== Data extract
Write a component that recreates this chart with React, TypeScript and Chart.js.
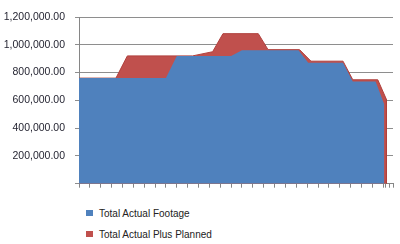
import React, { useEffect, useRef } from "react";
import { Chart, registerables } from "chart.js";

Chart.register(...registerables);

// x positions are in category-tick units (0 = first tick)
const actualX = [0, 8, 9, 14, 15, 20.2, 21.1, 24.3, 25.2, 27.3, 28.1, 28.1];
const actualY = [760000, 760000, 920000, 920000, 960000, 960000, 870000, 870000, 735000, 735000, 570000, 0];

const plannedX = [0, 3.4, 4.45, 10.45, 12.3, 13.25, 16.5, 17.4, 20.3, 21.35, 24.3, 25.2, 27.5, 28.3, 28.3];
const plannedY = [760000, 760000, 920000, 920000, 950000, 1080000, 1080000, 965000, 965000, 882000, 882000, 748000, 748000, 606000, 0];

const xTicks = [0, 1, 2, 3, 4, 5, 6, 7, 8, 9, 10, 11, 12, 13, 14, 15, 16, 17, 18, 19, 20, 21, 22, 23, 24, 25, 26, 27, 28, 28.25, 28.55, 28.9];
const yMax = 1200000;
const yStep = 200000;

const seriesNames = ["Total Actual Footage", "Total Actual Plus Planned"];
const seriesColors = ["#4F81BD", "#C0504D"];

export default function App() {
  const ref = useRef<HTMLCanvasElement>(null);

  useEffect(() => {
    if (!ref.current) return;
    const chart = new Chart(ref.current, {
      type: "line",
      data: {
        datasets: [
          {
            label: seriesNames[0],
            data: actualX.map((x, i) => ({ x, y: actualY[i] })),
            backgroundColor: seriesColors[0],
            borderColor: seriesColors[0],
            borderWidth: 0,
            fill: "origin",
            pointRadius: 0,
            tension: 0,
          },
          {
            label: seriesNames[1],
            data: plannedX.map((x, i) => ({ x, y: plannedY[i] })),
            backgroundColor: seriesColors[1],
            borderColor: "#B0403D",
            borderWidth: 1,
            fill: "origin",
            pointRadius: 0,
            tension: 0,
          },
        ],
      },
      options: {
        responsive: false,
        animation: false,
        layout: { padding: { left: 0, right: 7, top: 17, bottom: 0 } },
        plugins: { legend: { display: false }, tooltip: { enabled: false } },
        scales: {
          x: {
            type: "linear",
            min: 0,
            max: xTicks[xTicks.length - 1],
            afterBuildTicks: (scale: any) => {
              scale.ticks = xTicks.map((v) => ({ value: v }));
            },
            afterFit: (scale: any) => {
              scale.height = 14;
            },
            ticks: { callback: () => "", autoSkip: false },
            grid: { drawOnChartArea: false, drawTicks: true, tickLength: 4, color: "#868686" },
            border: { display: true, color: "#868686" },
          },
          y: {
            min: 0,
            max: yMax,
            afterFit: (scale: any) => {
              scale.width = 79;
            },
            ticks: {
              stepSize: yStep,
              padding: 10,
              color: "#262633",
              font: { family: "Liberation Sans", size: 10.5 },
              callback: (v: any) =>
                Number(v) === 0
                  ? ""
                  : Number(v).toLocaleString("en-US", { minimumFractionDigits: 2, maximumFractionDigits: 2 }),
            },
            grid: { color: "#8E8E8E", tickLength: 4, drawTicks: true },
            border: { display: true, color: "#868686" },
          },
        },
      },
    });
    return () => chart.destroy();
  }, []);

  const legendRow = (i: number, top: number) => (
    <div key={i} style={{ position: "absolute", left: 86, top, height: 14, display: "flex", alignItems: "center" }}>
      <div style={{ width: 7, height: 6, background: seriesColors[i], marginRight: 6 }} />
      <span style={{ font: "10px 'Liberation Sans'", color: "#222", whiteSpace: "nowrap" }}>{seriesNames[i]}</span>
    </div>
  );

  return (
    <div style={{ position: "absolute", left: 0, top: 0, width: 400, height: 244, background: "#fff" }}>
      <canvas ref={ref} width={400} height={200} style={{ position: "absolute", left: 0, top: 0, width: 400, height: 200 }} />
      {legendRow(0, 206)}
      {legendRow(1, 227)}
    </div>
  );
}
====
▶ **To do**
Print the data above verbatim from the first line through the line holding "const ref = useRef<HTMLCanvasElement>(null);", leaving every picture out.

▶ **Worked solution**
Write a component that recreates this chart with React, TypeScript and Chart.js.
import React, { useEffect, useRef } from "react";
import { Chart, registerables } from "chart.js";

Chart.register(...registerables);

// x positions are in category-tick units (0 = first tick)
const actualX = [0, 8, 9, 14, 15, 20.2, 21.1, 24.3, 25.2, 27.3, 28.1, 28.1];
const actualY = [760000, 760000, 920000, 920000, 960000, 960000, 870000, 870000, 735000, 735000, 570000, 0];

const plannedX = [0, 3.4, 4.45, 10.45, 12.3, 13.25, 16.5, 17.4, 20.3, 21.35, 24.3, 25.2, 27.5, 28.3, 28.3];
const plannedY = [760000, 760000, 920000, 920000, 950000, 1080000, 1080000, 965000, 965000, 882000, 882000, 748000, 748000, 606000, 0];

const xTicks = [0, 1, 2, 3, 4, 5, 6, 7, 8, 9, 10, 11, 12, 13, 14, 15, 16, 17, 18, 19, 20, 21, 22, 23, 24, 25, 26, 27, 28, 28.25, 28.55, 28.9];
const yMax = 1200000;
const yStep = 200000;

const seriesNames = ["Total Actual Footage", "Total Actual Plus Planned"];
const seriesColors = ["#4F81BD", "#C0504D"];

export default function App() {
  const ref = useRef<HTMLCanvasElement>(null);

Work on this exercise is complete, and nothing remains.